■ **GIVEN DATA**
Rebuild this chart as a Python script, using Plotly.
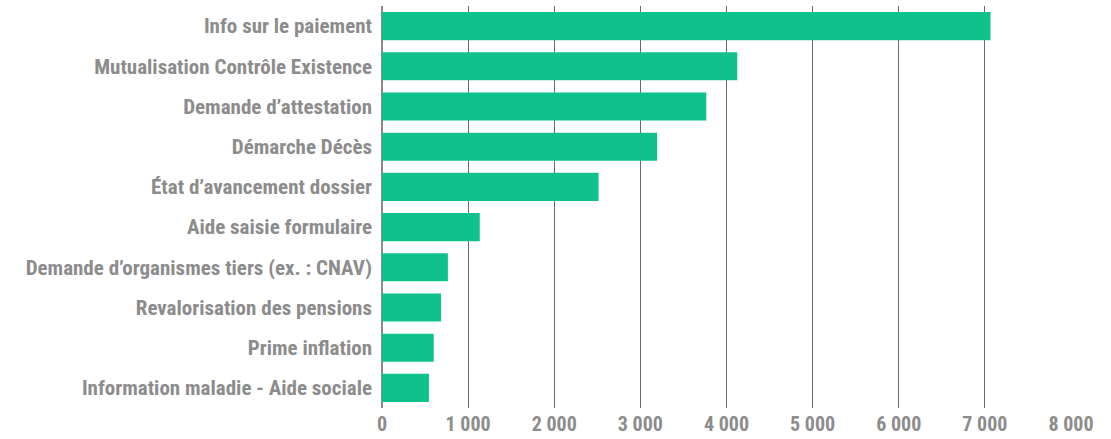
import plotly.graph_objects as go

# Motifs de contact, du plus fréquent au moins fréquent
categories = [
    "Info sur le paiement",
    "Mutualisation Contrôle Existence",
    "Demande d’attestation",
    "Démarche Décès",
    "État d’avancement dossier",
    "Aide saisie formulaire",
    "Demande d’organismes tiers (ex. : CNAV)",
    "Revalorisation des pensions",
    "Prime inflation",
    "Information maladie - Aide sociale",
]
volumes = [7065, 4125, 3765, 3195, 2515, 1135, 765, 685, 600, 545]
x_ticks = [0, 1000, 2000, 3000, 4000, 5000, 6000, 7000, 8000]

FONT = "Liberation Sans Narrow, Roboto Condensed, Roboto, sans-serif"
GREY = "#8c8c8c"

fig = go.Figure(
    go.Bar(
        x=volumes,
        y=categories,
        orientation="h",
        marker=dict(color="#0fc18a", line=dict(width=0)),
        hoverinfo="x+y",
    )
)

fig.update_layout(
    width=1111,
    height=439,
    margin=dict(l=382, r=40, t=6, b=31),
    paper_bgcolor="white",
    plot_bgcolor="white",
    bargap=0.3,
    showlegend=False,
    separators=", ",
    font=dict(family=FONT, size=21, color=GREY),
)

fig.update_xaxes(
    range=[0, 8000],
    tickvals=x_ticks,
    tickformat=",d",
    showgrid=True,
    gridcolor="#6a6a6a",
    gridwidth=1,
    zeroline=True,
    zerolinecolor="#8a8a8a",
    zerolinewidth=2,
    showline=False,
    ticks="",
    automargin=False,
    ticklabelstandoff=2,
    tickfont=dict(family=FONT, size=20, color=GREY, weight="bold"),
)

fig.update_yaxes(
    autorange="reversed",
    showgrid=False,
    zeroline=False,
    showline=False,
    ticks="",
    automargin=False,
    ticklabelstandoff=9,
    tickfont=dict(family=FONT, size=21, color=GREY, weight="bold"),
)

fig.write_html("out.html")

■ **EXERCISE INSTRUCTIONS**
Begin at the first line of the material and copy each line exactly through the one containing "import plotly.graph_objects as go". Omit pictures.

■ **ANSWER FOR THIS EXERCISE**
Rebuild this chart as a Python script, using Plotly.
import plotly.graph_objects as go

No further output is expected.